Session Information
27 SES 08 A, Gender and Educational Practices across International Traditions of Didactics, Learning and Teaching
Symposium
Contribution
This symposium is a response to the Network 27 special call: Investigating gender in educational practice and theory: didactics, learning and teaching.
The symposium focuses attention on gender in analyses of educational practices in didactics, learning and teaching across educational sectors, from schools to higher education. It does so in an educational context in which gender continues to be a key determinant of access, success and failure, and in a broader social climate in which, despite the notable successes of many European women political leaders, some international political figures continue to publicly denigrate woman and girls. At the same time, social movements organized to support educational, political and cultural progress on gender equality are taking off across the world, and feminist activism amongst young women seems to be having a resurgence. Education is not a separate system; it is part of the wider world and, as such, is inextricably shaped by these broader historical, social, economic and cultural forces. These forces influence education in both hidden and overt ways and find expression in gendered norms, values, attitudes, relations and practices. It therefore seems timely to refocus attention on questions such as: what is going on in educational practices in terms of gender? How can gender be approached and analyzed in relation to didactics, learning and teaching? What theories help us to explore gender and how? What are the histories and temporalities of gender in international educational contexts? In addressing these questions, the symposium builds on symposia from previous ECER conferences which have brought colleagues together to consider the issues and challenges of gender inequity in educational practices.
The symposium has a number of aims. First, it seeks to open a constructive space to explore gender in learning and teaching in detail in relation to subject knowledge, curriculum content, and student-teacher relations in practice and policy in different international contexts. Second, in positioning gender as an analytical theme, the symposium seeks to bring together international diverse approaches and shared insights across the Anglophone tradition of learning and teaching and the European didactics traditions. Third, the symposium will provide a forum where researchers can engage with these pressing issues in order to develop effective educational interventions to support and enact greater gender equality in their teaching and research in their own institutions.
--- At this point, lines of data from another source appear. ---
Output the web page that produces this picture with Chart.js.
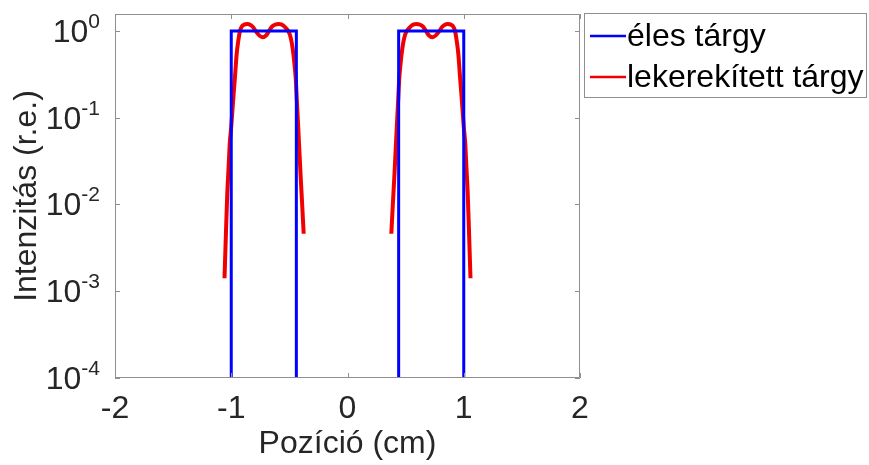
<!DOCTYPE html>
<html>
<head>
<meta charset="utf-8">
<script src="https://cdn.jsdelivr.net/npm/chart.js@4/dist/chart.umd.min.js"></script>
<style>
  html, body { margin: 0; padding: 0; background: #fff; }
  canvas { display: block; }
</style>
</head>
<body>
<canvas id="chart" width="869" height="465"></canvas>
<script>
// Tengelyek
const xTicks = [-2, -1, 0, 1, 2];
const yTicks = [1e-4, 1e-3, 1e-2, 1e-1, 1];
const yTickExponents = ["-4", "-3", "-2", "-1", "0"];

// Éles tárgy: négyszög-profil (null = szakadás, 1e-5 = a tengely alatt, "nulla")
const sharpX = [-1, -1, -0.44, -0.44, null, 0.44, 0.44, 1, 1];
const sharpY = [1e-5, 1, 1, 1e-5, null, 1e-5, 1, 1, 1e-5];

// Lekerekített tárgy: bal és jobb oldali nyaláb
const roundX = [
  -1.058, -1.045, -1.034, -1.022, -1.013, -1.0, -0.985, -0.968, -0.953, -0.94,
  -0.925, -0.91, -0.896, -0.878, -0.858, -0.838, -0.815, -0.79, -0.76, -0.73,
  -0.70, -0.675, -0.65, -0.625, -0.59, -0.57, -0.55, -0.53, -0.51, -0.495,
  -0.48, -0.466, -0.455, -0.445, -0.436, -0.428, -0.417, -0.403, -0.39, -0.377,
  null,
  0.377, 0.39, 0.403, 0.417, 0.428, 0.436, 0.445, 0.455, 0.466, 0.48,
  0.495, 0.51, 0.53, 0.55, 0.57, 0.59, 0.625, 0.65, 0.675, 0.70,
  0.73, 0.76, 0.79, 0.815, 0.838, 0.858, 0.878, 0.896, 0.91, 0.925,
  0.94, 0.953, 0.968, 0.985, 1.0, 1.013, 1.022, 1.034, 1.045, 1.058
];
const roundY = [
  0.00141, 0.0050, 0.0135, 0.0282, 0.050, 0.079, 0.151, 0.295, 0.55, 0.76,
  1.0, 1.12, 1.17, 1.197, 1.205, 1.18, 1.12, 1.0, 0.89, 0.845,
  0.89, 1.0, 1.12, 1.18, 1.205, 1.19, 1.15, 1.08, 1.0, 0.90,
  0.74, 0.55, 0.40, 0.28, 0.16, 0.10, 0.050, 0.021, 0.010, 0.0046,
  null,
  0.0046, 0.010, 0.021, 0.050, 0.10, 0.16, 0.28, 0.40, 0.55, 0.74,
  0.90, 1.0, 1.08, 1.15, 1.19, 1.205, 1.18, 1.12, 1.0, 0.89,
  0.845, 0.89, 1.0, 1.12, 1.18, 1.205, 1.197, 1.17, 1.12, 1.0,
  0.76, 0.55, 0.295, 0.151, 0.079, 0.050, 0.0282, 0.0135, 0.0050, 0.00141
];

const FONT = "'Liberation Sans', Arial, sans-serif";
const TEXT = "#262626";
const AXIS = "#8f8f8f";

function toPoints(xs, ys) {
  return xs.map((x, i) => ({ x: x === null ? NaN : x, y: ys[i] }));
}

// MATLAB-szerű doboz, befelé álló osztásokkal, hatványos y-feliratok, jelmagyarázat
const matlabAxes = {
  id: "matlabAxes",
  afterDatasetsDraw(chart) {
    const { ctx, chartArea: a, scales } = chart;
    const xs = scales.x, ys = scales.y;
    ctx.save();
    ctx.strokeStyle = AXIS;
    ctx.lineWidth = 1;
    ctx.beginPath();
    ctx.rect(a.left + 0.5, a.top + 0.5, a.right - a.left - 1, a.bottom - a.top - 1);
    xTicks.forEach((v) => {
      const px = Math.round(xs.getPixelForValue(v)) + 0.5;
      ctx.moveTo(px, a.bottom); ctx.lineTo(px, a.bottom - 5);
      ctx.moveTo(px, a.top); ctx.lineTo(px, a.top + 5);
    });
    yTicks.forEach((v) => {
      const py = Math.round(ys.getPixelForValue(v)) + 0.5;
      ctx.moveTo(a.left, py); ctx.lineTo(a.left + 5, py);
      ctx.moveTo(a.right, py); ctx.lineTo(a.right - 5, py);
    });
    ctx.stroke();

    // y feliratok: 10 a kitevővel
    ctx.fillStyle = TEXT;
    ctx.textBaseline = "alphabetic";
    yTicks.forEach((v, i) => {
      const py = ys.getPixelForValue(v);
      ctx.font = "21px " + FONT;
      ctx.textAlign = "right";
      const exp = yTickExponents[i];
      const expW = ctx.measureText(exp).width;
      ctx.fillText(exp, a.left - 15, py - 3);
      ctx.font = "32px " + FONT;
      ctx.fillText("10", a.left - 15 - expW, py + 11);
    });

    // jelmagyarázat
    const lx = 584, ly = 13, lw = 282, lh = 84;
    ctx.strokeStyle = AXIS;
    ctx.strokeRect(lx + 0.5, ly + 0.5, lw, lh);
    const rows = [23, 64];
    chart.data.datasets.forEach((ds, i) => {
      const y = ly + rows[i];
      ctx.strokeStyle = ds.borderColor;
      ctx.lineWidth = 2.5;
      ctx.beginPath();
      ctx.moveTo(lx + 6, y);
      ctx.lineTo(lx + 42, y);
      ctx.stroke();
      ctx.fillStyle = "#000";
      ctx.font = "32px " + FONT;
      ctx.textAlign = "left";
      ctx.textBaseline = "middle";
      ctx.fillText(ds.label, lx + 43, y + 1);
    });
    ctx.restore();
  }
};

new Chart(document.getElementById("chart"), {
  type: "line",
  data: {
    datasets: [
      {
        label: "éles tárgy",
        data: toPoints(sharpX, sharpY),
        borderColor: "#0000ff",
        borderWidth: 3,
        pointRadius: 0,
        tension: 0,
        spanGaps: false
      },
      {
        label: "lekerekített tárgy",
        data: toPoints(roundX, roundY),
        borderColor: "#f00000",
        borderWidth: 4,
        pointRadius: 0,
        cubicInterpolationMode: "monotone",
        spanGaps: false
      }
    ]
  },
  options: {
    responsive: false,
    animation: false,
    layout: { padding: { left: 0, right: 289, top: 14, bottom: 0 } },
    plugins: { legend: { display: false }, tooltip: { enabled: false } },
    scales: {
      x: {
        type: "linear",
        min: -2,
        max: 2,
        afterBuildTicks: (s) => { s.ticks = xTicks.map((v) => ({ value: v })); },
        ticks: { font: { family: FONT, size: 32 }, color: TEXT, padding: 12 },
        grid: { display: false, drawTicks: false },
        border: { display: false },
        title: {
          display: true,
          text: "Pozíció (cm)",
          font: { family: FONT, size: 32 },
          color: TEXT,
          padding: { top: 0, bottom: 2 }
        },
        afterFit: (s) => { s.height = 87; }
      },
      y: {
        type: "logarithmic",
        min: 1e-4,
        max: 1.57,
        bounds: "data",
        afterBuildTicks: (s) => { s.ticks = yTicks.map((v) => ({ value: v })); },
        ticks: { display: false },
        grid: { display: false, drawTicks: false },
        border: { display: false },
        title: {
          display: true,
          text: "Intenzitás (r.e.)",
          font: { family: FONT, size: 32 },
          color: TEXT,
          padding: { top: 8, bottom: 0 }
        },
        afterFit: (s) => { s.width = 115; }
      }
    }
  },
  plugins: [matlabAxes]
});
</script>
</body>
</html>
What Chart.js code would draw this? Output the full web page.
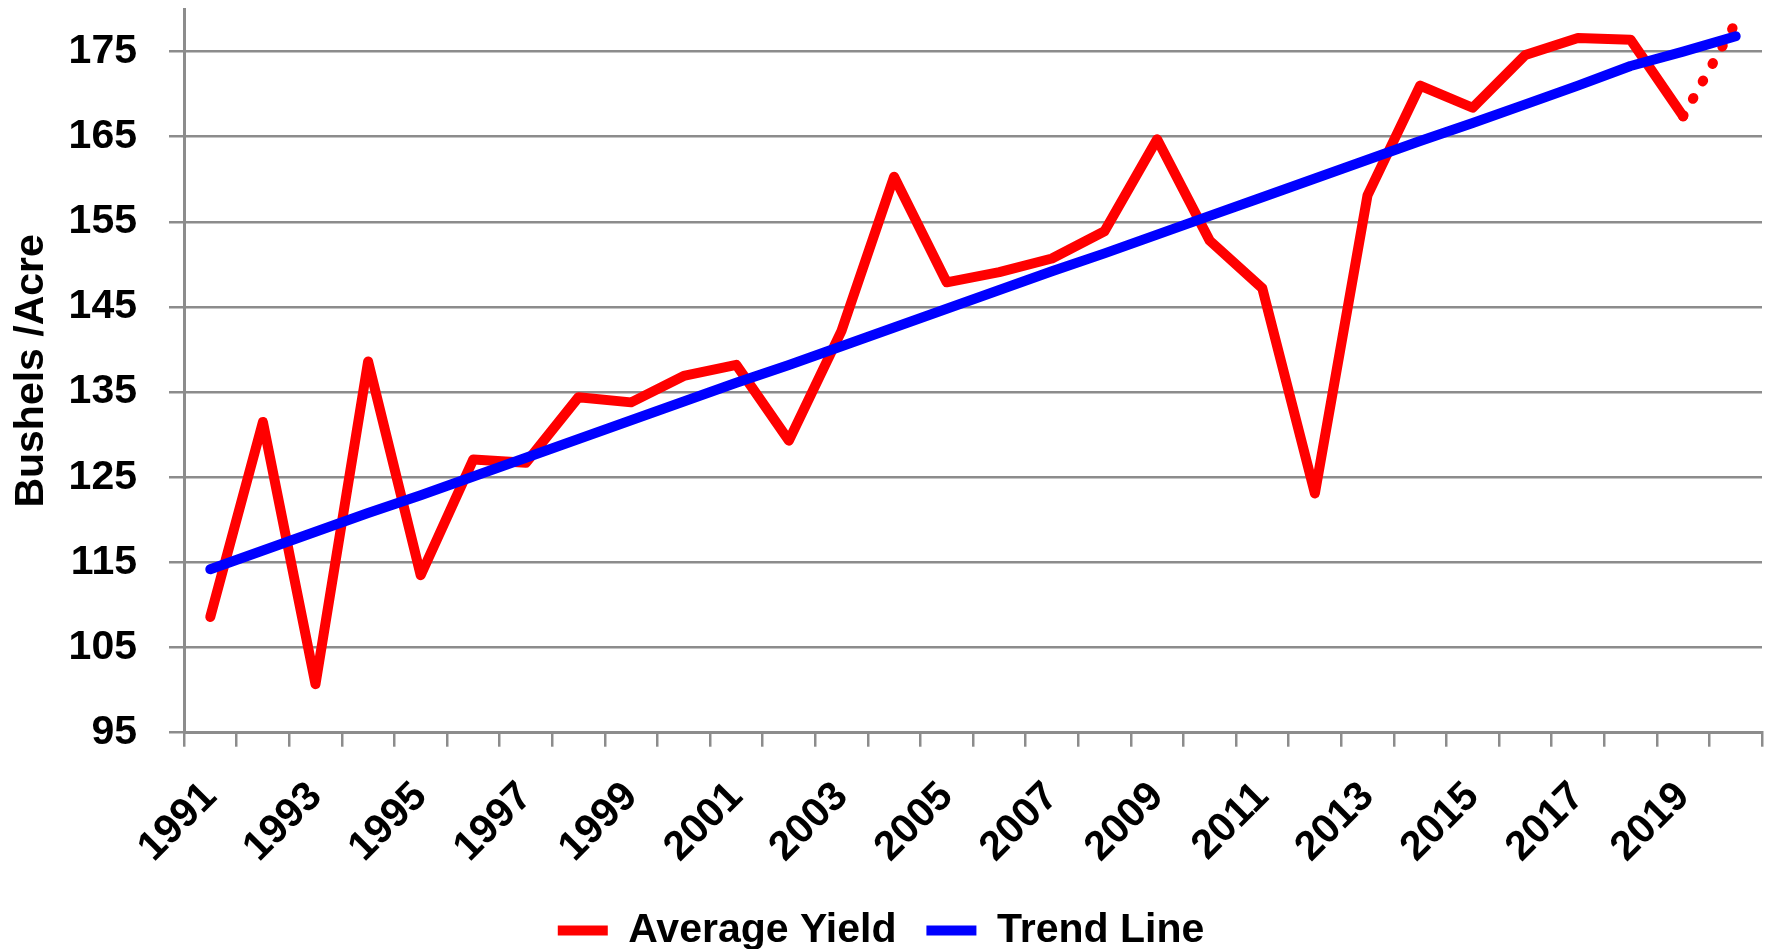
<!DOCTYPE html>
<html>
<head>
<meta charset="utf-8">
<script src="https://cdn.jsdelivr.net/npm/chart.js@4"></script>
<style>
  html, body { margin: 0; padding: 0; background: #fff; }
  #wrap { width: 1767px; height: 949px; }
</style>
</head>
<body>
<div id="wrap"><canvas id="yieldChart"></canvas></div>
<script>
const years = [
  "1991", "1992", "1993", "1994", "1995", "1996", "1997", "1998", "1999", "2000",
  "2001", "2002", "2003", "2004", "2005", "2006", "2007", "2008", "2009", "2010",
  "2011", "2012", "2013", "2014", "2015", "2016", "2017", "2018", "2019", "2020",
];

// bushels per acre, last value is the dotted projection
const avgYield = [
  108.6, 131.5, 100.7, 138.6, 113.5, 127.1, 126.7, 134.4, 133.8, 136.9,
  138.2, 129.3, 142.2, 160.3, 147.9, 149.1, 150.7, 153.9, 164.7, 152.8,
  147.2, 123.1, 158.1, 171.0, 168.4, 174.6, 176.6, 176.4, 167.4, 178.4,
];

const trendLine = [
  114.2, 116.4, 118.6, 120.8, 122.9, 125.1, 127.3, 129.5, 131.7, 133.9,
  136.1, 138.2, 140.4, 142.6, 144.8, 147.0, 149.2, 151.3, 153.5, 155.7,
  157.9, 160.1, 162.3, 164.5, 166.6, 168.8, 171.0, 173.3, 175.0, 176.8,
];

const yTicks = [95, 105, 115, 125, 135, 145, 155, 165, 175];

const FONT = "'Liberation Sans', Arial, sans-serif";
const GRID = "#8c8c8c";
const lastIdx = years.length - 2;

const ctx = document.getElementById("yieldChart").getContext("2d");

new Chart(ctx, {
  type: "line",
  data: {
    labels: years,
    datasets: [
      {
        label: "Average Yield",
        data: avgYield,
        borderColor: "#ff0000",
        backgroundColor: "#ff0000",
        borderWidth: 10,
        borderCapStyle: "round",
        borderJoinStyle: "round",
        pointRadius: 0,
        tension: 0,
        order: 2,
        segment: {
          borderDash: (c) => (c.p0DataIndex === lastIdx ? [1, 19] : undefined),
        },
      },
      {
        label: "Trend Line",
        data: trendLine,
        borderColor: "#0000ff",
        backgroundColor: "#0000ff",
        borderWidth: 10,
        borderCapStyle: "round",
        borderJoinStyle: "round",
        pointRadius: 0,
        tension: 0,
        order: 1,
      },
    ],
  },
  options: {
    responsive: true,
    maintainAspectRatio: false,
    animation: false,
    layout: { padding: { left: 0, right: 5, top: 9, bottom: -12 } },
    plugins: {
      tooltip: { enabled: false },
      legend: {
        position: "bottom",
        labels: {
          usePointStyle: true,
          pointStyle: "line",
          pointStyleWidth: 50,
          padding: 30,
          color: "#000",
          font: { family: FONT, size: 41, weight: "bold" },
          sort: (a, b) => a.datasetIndex - b.datasetIndex,
        },
      },
    },
    scales: {
      x: {
        type: "category",
        offset: true,
        afterFit: (s) => { s.height -= 18; s.paddingLeft = 0; s.paddingRight = 0; },
        grid: {
          offset: true,
          drawOnChartArea: false,
          drawTicks: true,
          tickLength: 14,
          color: GRID,
          lineWidth: 2.5,
        },
        border: { color: GRID, width: 3 },
        ticks: {
          autoSkip: false,
          minRotation: 45,
          maxRotation: 45,
          padding: 26,
          color: "#000",
          font: { family: FONT, size: 41, weight: "bold" },
          callback: (v, i) => (i % 2 === 0 ? years[i] : ""),
        },
      },
      y: {
        min: 95,
        max: 180,
        afterFit: (s) => { s.width = 184; s.paddingTop = 0; s.paddingBottom = 0; },
        afterBuildTicks: (s) => { s.ticks = yTicks.map((v) => ({ value: v })); },
        grid: {
          color: GRID,
          lineWidth: 2.5,
          drawTicks: true,
          tickLength: 15,
        },
        border: { color: GRID, width: 3 },
        ticks: {
          padding: 32,
          color: "#000",
          font: { family: FONT, size: 41, weight: "bold" },
        },
        title: {
          display: true,
          text: "Bushels /Acre",
          color: "#000",
          padding: { top: 7, bottom: 0 },
          font: { family: FONT, size: 41, weight: "bold" },
        },
      },
    },
  },
});
</script>
</body>
</html>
The four papers in the symposium deal with different dimensions of gender in a range of national contexts. They utilise different theoretical approaches to explore gender and articulate in different ways to broader debates about social and cultural politics. Taken together, the papers make a compelling case for reconsidering gender and in suggesting new ways of doing learning and teaching differently in order to enhance gender equality in education. Such a goal is, we think, fundamental to a more democratic society, and a goal worth striving for. We hope you can join us in this.